• [Data shown]
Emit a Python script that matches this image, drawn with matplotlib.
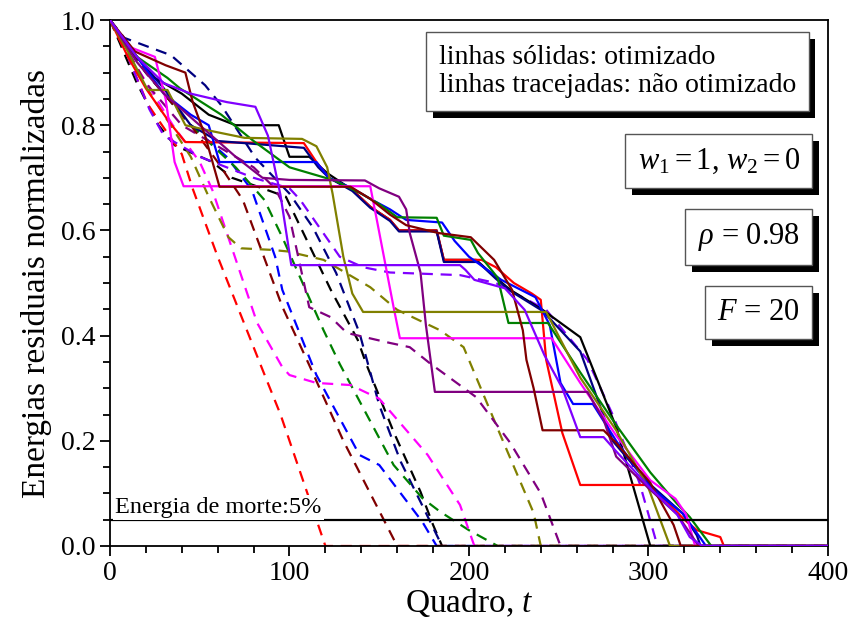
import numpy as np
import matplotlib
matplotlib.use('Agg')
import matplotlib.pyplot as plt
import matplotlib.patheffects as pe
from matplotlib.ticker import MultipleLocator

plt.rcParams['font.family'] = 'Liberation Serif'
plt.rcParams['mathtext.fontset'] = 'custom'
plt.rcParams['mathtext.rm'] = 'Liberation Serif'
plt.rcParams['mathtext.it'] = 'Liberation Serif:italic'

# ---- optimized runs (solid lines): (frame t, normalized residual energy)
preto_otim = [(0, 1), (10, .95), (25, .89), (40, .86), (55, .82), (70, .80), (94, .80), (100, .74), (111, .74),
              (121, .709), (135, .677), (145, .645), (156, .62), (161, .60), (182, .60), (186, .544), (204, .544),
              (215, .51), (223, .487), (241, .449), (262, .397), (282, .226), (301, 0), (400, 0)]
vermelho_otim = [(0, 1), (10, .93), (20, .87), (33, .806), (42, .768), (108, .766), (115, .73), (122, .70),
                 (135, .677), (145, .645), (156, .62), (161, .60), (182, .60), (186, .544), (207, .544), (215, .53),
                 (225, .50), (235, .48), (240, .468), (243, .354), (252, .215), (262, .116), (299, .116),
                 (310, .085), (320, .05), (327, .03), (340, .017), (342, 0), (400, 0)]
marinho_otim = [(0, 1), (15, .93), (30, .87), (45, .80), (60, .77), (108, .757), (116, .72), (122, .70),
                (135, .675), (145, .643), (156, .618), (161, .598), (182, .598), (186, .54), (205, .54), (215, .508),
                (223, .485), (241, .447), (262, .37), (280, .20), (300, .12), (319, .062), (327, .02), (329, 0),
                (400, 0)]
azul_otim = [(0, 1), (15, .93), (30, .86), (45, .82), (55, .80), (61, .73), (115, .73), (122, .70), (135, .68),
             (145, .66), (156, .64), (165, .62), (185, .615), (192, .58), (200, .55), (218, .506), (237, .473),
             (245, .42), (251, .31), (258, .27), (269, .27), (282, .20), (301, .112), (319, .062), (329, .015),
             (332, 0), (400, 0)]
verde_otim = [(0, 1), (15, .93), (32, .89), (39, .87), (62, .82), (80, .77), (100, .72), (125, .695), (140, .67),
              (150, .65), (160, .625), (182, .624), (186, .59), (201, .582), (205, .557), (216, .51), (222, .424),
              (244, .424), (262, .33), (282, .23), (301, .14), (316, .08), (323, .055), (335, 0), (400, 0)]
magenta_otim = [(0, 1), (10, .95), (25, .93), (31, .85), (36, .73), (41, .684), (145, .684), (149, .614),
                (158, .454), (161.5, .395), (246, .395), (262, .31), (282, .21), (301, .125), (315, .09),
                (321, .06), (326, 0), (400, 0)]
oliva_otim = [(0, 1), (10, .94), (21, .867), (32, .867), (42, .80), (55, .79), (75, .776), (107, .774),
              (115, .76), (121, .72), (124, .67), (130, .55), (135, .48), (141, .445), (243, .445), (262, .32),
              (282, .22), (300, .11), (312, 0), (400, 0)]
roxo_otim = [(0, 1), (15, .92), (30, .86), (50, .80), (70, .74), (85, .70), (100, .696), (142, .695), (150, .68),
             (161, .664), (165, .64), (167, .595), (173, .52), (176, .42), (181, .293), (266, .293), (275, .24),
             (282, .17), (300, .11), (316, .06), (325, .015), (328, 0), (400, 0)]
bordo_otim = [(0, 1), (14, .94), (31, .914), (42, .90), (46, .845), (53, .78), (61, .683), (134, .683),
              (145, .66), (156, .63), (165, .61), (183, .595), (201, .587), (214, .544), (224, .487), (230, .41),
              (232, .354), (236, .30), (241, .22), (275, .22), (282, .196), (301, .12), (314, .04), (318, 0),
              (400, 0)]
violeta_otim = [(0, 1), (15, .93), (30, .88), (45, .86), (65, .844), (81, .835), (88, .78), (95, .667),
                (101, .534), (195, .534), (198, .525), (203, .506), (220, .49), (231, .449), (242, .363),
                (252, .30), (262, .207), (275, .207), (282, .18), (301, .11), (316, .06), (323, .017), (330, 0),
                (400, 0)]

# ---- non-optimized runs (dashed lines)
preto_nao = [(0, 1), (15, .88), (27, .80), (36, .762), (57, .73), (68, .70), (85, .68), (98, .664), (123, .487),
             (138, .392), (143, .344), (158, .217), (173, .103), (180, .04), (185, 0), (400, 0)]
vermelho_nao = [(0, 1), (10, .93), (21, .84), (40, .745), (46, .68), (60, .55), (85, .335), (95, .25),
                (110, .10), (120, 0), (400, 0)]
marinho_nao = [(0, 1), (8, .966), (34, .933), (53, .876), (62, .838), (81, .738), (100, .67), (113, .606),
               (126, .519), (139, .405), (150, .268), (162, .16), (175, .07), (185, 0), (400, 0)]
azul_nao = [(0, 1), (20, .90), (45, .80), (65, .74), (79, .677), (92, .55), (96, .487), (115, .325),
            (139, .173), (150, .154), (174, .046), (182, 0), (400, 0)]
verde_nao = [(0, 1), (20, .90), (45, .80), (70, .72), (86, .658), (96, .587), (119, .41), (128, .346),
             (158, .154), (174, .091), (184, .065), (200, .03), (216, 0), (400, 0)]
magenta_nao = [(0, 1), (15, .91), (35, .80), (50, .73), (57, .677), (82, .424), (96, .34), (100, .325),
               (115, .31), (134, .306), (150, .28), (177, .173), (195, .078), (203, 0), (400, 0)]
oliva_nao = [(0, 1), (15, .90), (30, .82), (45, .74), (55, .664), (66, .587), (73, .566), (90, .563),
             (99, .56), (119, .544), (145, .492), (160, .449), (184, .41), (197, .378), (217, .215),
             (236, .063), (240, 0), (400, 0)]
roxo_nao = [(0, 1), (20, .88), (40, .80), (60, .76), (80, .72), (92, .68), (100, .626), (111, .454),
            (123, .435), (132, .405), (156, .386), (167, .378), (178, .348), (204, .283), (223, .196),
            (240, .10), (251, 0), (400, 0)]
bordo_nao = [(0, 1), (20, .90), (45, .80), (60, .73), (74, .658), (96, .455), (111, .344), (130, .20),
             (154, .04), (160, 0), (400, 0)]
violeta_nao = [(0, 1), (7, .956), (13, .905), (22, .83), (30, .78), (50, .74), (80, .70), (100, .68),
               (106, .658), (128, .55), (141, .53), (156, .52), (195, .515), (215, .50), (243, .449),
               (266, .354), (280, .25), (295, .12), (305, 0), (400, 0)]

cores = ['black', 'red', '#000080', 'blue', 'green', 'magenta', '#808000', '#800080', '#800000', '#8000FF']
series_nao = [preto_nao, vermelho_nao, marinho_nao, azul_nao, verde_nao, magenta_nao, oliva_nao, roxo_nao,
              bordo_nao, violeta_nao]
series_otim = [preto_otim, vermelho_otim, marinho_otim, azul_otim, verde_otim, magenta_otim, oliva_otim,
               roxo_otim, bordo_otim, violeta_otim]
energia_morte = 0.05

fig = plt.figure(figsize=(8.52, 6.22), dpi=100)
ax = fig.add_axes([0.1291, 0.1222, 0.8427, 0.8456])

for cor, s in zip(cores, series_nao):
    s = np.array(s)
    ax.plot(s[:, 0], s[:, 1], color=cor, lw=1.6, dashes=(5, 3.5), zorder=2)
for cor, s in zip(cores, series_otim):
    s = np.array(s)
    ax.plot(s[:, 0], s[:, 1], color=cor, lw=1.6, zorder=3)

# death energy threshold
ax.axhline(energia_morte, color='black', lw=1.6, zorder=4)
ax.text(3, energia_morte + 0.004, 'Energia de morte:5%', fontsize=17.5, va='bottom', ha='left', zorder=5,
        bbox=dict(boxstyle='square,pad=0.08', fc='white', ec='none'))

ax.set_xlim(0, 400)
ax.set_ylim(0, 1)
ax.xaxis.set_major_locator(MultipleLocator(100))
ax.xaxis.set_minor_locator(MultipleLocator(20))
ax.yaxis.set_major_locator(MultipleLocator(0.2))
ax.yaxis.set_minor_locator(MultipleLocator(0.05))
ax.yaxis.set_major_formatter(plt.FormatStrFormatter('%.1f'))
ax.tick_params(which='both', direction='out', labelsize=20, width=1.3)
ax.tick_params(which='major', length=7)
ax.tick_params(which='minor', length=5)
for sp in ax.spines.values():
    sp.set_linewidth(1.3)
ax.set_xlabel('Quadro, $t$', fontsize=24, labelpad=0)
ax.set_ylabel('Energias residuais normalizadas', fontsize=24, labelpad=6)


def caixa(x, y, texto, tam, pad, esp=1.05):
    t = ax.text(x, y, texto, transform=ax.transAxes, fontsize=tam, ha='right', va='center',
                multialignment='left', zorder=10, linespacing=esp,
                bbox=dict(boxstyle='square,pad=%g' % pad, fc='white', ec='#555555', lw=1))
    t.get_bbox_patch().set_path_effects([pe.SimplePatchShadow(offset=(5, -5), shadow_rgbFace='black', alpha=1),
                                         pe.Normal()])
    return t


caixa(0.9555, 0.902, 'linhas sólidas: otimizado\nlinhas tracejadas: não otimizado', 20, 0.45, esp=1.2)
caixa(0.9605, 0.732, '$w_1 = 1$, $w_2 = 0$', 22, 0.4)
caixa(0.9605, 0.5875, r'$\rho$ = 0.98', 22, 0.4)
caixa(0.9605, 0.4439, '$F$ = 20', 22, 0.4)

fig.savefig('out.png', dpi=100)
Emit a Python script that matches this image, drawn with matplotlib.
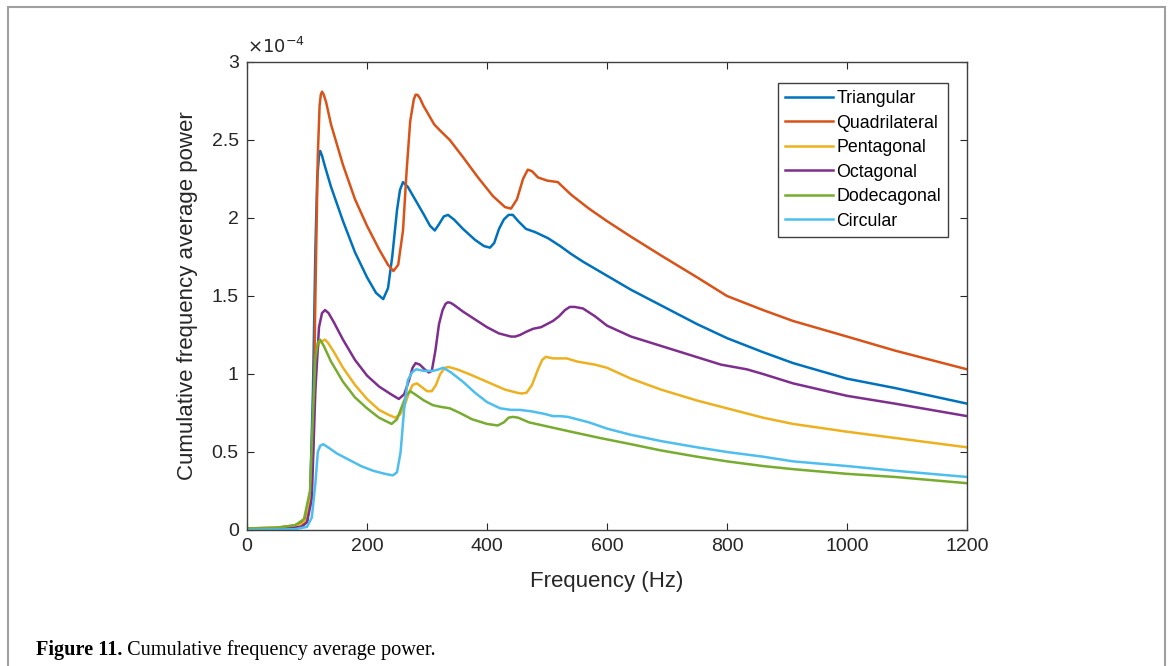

• [Instructions to follow] Repeat the lines exactly as they stand, from the opening line of the data through the line with "plt.rcParams['mathtext.it'] = 'Liberation". Pictures stay out of the copy.

• [Exercise response]
Emit a Python script that matches this image, drawn with matplotlib.
import numpy as np
import matplotlib
matplotlib.use('Agg')
import matplotlib.pyplot as plt
import matplotlib.patheffects as pe
from matplotlib.ticker import MultipleLocator

plt.rcParams['font.family'] = 'Liberation Serif'
plt.rcParams['mathtext.fontset'] = 'custom'
plt.rcParams['mathtext.rm'] = 'Liberation Serif'
plt.rcParams['mathtext.it'] = 'Liberation Serif:italic'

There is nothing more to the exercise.